__STORED DATA__:
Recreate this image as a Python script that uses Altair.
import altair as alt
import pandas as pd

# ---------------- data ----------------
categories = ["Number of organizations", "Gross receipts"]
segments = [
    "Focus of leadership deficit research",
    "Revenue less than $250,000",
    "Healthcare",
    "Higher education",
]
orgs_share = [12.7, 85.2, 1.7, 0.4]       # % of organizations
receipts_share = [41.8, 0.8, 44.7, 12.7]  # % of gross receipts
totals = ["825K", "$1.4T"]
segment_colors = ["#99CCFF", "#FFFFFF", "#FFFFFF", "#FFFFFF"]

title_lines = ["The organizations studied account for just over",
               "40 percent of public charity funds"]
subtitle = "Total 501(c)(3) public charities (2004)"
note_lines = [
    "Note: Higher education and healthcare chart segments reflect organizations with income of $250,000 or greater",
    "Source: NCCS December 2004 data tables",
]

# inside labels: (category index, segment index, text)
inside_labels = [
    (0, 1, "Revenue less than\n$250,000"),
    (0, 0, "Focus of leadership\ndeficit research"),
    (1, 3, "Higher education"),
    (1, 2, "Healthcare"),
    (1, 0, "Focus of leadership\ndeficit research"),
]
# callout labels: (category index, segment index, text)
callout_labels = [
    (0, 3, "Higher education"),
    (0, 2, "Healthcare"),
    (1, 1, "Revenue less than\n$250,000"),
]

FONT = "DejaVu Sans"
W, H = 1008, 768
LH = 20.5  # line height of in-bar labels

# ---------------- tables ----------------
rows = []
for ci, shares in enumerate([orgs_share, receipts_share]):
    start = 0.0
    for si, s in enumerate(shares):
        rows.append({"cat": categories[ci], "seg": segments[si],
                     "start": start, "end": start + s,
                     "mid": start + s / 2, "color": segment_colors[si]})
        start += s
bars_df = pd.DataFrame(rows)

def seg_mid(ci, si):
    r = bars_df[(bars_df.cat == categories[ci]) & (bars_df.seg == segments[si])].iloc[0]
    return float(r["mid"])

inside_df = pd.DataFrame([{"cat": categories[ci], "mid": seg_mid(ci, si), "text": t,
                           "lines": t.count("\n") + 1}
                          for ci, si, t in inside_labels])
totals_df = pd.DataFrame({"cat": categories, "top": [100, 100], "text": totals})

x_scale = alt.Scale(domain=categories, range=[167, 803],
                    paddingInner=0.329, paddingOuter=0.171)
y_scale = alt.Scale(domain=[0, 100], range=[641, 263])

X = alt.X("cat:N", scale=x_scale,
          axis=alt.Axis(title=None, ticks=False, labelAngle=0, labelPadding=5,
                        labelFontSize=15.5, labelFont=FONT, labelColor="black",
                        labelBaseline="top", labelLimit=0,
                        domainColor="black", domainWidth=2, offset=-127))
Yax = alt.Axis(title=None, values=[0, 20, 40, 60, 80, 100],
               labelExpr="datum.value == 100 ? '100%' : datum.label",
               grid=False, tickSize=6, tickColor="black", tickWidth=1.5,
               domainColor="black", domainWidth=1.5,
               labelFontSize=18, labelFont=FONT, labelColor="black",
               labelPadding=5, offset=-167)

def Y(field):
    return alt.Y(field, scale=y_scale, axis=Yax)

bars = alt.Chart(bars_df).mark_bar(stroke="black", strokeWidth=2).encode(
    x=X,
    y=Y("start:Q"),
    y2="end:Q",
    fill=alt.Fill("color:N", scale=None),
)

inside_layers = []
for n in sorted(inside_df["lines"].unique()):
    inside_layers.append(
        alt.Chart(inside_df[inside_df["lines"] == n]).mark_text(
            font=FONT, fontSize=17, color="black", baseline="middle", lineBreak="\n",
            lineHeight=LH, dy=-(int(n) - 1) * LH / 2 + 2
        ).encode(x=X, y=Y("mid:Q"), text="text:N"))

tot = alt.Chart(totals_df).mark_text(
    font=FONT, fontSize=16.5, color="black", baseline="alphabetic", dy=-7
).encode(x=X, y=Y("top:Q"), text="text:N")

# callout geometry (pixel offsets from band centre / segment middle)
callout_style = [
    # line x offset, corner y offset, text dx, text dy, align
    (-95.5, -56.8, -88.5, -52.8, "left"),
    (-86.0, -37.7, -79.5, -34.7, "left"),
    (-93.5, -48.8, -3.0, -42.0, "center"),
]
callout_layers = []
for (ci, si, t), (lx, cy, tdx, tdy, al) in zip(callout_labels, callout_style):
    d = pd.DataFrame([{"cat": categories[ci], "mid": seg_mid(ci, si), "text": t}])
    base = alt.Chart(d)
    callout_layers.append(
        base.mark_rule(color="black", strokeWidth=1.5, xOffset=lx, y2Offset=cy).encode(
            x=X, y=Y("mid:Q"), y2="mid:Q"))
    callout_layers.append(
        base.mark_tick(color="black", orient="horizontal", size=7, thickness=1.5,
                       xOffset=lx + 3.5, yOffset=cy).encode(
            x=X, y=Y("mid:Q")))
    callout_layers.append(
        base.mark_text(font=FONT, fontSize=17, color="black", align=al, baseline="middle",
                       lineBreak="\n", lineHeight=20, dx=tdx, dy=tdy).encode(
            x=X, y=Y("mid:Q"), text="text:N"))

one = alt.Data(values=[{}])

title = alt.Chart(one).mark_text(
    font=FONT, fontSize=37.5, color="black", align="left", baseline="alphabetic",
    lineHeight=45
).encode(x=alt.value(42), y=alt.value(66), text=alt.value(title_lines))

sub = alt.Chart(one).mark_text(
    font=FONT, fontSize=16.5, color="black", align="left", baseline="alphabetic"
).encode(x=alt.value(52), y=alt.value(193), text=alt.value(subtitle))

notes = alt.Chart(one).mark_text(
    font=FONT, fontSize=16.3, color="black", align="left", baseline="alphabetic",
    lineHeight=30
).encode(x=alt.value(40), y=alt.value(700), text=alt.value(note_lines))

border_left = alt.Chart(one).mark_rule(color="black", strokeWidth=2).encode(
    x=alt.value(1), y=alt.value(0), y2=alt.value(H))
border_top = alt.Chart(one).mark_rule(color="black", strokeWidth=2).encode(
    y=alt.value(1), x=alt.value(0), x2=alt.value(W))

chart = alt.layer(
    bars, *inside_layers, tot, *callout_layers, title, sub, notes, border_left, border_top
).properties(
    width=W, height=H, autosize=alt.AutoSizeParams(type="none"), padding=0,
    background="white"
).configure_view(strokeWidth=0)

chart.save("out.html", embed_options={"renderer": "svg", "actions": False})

__EXERCISE PROMPT__:
Repeat the listing exactly, from its first line to its last.

__RESULT__:
Recreate this image as a Python script that uses Altair.
import altair as alt
import pandas as pd

# ---------------- data ----------------
categories = ["Number of organizations", "Gross receipts"]
segments = [
    "Focus of leadership deficit research",
    "Revenue less than $250,000",
    "Healthcare",
    "Higher education",
]
orgs_share = [12.7, 85.2, 1.7, 0.4]       # % of organizations
receipts_share = [41.8, 0.8, 44.7, 12.7]  # % of gross receipts
totals = ["825K", "$1.4T"]
segment_colors = ["#99CCFF", "#FFFFFF", "#FFFFFF", "#FFFFFF"]

title_lines = ["The organizations studied account for just over",
               "40 percent of public charity funds"]
subtitle = "Total 501(c)(3) public charities (2004)"
note_lines = [
    "Note: Higher education and healthcare chart segments reflect organizations with income of $250,000 or greater",
    "Source: NCCS December 2004 data tables",
]

# inside labels: (category index, segment index, text)
inside_labels = [
    (0, 1, "Revenue less than\n$250,000"),
    (0, 0, "Focus of leadership\ndeficit research"),
    (1, 3, "Higher education"),
    (1, 2, "Healthcare"),
    (1, 0, "Focus of leadership\ndeficit research"),
]
# callout labels: (category index, segment index, text)
callout_labels = [
    (0, 3, "Higher education"),
    (0, 2, "Healthcare"),
    (1, 1, "Revenue less than\n$250,000"),
]

FONT = "DejaVu Sans"
W, H = 1008, 768
LH = 20.5  # line height of in-bar labels

# ---------------- tables ----------------
rows = []
for ci, shares in enumerate([orgs_share, receipts_share]):
    start = 0.0
    for si, s in enumerate(shares):
        rows.append({"cat": categories[ci], "seg": segments[si],
                     "start": start, "end": start + s,
                     "mid": start + s / 2, "color": segment_colors[si]})
        start += s
bars_df = pd.DataFrame(rows)

def seg_mid(ci, si):
    r = bars_df[(bars_df.cat == categories[ci]) & (bars_df.seg == segments[si])].iloc[0]
    return float(r["mid"])

inside_df = pd.DataFrame([{"cat": categories[ci], "mid": seg_mid(ci, si), "text": t,
                           "lines": t.count("\n") + 1}
                          for ci, si, t in inside_labels])
totals_df = pd.DataFrame({"cat": categories, "top": [100, 100], "text": totals})

x_scale = alt.Scale(domain=categories, range=[167, 803],
                    paddingInner=0.329, paddingOuter=0.171)
y_scale = alt.Scale(domain=[0, 100], range=[641, 263])

X = alt.X("cat:N", scale=x_scale,
          axis=alt.Axis(title=None, ticks=False, labelAngle=0, labelPadding=5,
                        labelFontSize=15.5, labelFont=FONT, labelColor="black",
                        labelBaseline="top", labelLimit=0,
                        domainColor="black", domainWidth=2, offset=-127))
Yax = alt.Axis(title=None, values=[0, 20, 40, 60, 80, 100],
               labelExpr="datum.value == 100 ? '100%' : datum.label",
               grid=False, tickSize=6, tickColor="black", tickWidth=1.5,
               domainColor="black", domainWidth=1.5,
               labelFontSize=18, labelFont=FONT, labelColor="black",
               labelPadding=5, offset=-167)

def Y(field):
    return alt.Y(field, scale=y_scale, axis=Yax)

bars = alt.Chart(bars_df).mark_bar(stroke="black", strokeWidth=2).encode(
    x=X,
    y=Y("start:Q"),
    y2="end:Q",
    fill=alt.Fill("color:N", scale=None),
)

inside_layers = []
for n in sorted(inside_df["lines"].unique()):
    inside_layers.append(
        alt.Chart(inside_df[inside_df["lines"] == n]).mark_text(
            font=FONT, fontSize=17, color="black", baseline="middle", lineBreak="\n",
            lineHeight=LH, dy=-(int(n) - 1) * LH / 2 + 2
        ).encode(x=X, y=Y("mid:Q"), text="text:N"))

tot = alt.Chart(totals_df).mark_text(
    font=FONT, fontSize=16.5, color="black", baseline="alphabetic", dy=-7
).encode(x=X, y=Y("top:Q"), text="text:N")

# callout geometry (pixel offsets from band centre / segment middle)
callout_style = [
    # line x offset, corner y offset, text dx, text dy, align
    (-95.5, -56.8, -88.5, -52.8, "left"),
    (-86.0, -37.7, -79.5, -34.7, "left"),
    (-93.5, -48.8, -3.0, -42.0, "center"),
]
callout_layers = []
for (ci, si, t), (lx, cy, tdx, tdy, al) in zip(callout_labels, callout_style):
    d = pd.DataFrame([{"cat": categories[ci], "mid": seg_mid(ci, si), "text": t}])
    base = alt.Chart(d)
    callout_layers.append(
        base.mark_rule(color="black", strokeWidth=1.5, xOffset=lx, y2Offset=cy).encode(
            x=X, y=Y("mid:Q"), y2="mid:Q"))
    callout_layers.append(
        base.mark_tick(color="black", orient="horizontal", size=7, thickness=1.5,
                       xOffset=lx + 3.5, yOffset=cy).encode(
            x=X, y=Y("mid:Q")))
    callout_layers.append(
        base.mark_text(font=FONT, fontSize=17, color="black", align=al, baseline="middle",
                       lineBreak="\n", lineHeight=20, dx=tdx, dy=tdy).encode(
            x=X, y=Y("mid:Q"), text="text:N"))

one = alt.Data(values=[{}])

title = alt.Chart(one).mark_text(
    font=FONT, fontSize=37.5, color="black", align="left", baseline="alphabetic",
    lineHeight=45
).encode(x=alt.value(42), y=alt.value(66), text=alt.value(title_lines))

sub = alt.Chart(one).mark_text(
    font=FONT, fontSize=16.5, color="black", align="left", baseline="alphabetic"
).encode(x=alt.value(52), y=alt.value(193), text=alt.value(subtitle))

notes = alt.Chart(one).mark_text(
    font=FONT, fontSize=16.3, color="black", align="left", baseline="alphabetic",
    lineHeight=30
).encode(x=alt.value(40), y=alt.value(700), text=alt.value(note_lines))

border_left = alt.Chart(one).mark_rule(color="black", strokeWidth=2).encode(
    x=alt.value(1), y=alt.value(0), y2=alt.value(H))
border_top = alt.Chart(one).mark_rule(color="black", strokeWidth=2).encode(
    y=alt.value(1), x=alt.value(0), x2=alt.value(W))

chart = alt.layer(
    bars, *inside_layers, tot, *callout_layers, title, sub, notes, border_left, border_top
).properties(
    width=W, height=H, autosize=alt.AutoSizeParams(type="none"), padding=0,
    background="white"
).configure_view(strokeWidth=0)

chart.save("out.html", embed_options={"renderer": "svg", "actions": False})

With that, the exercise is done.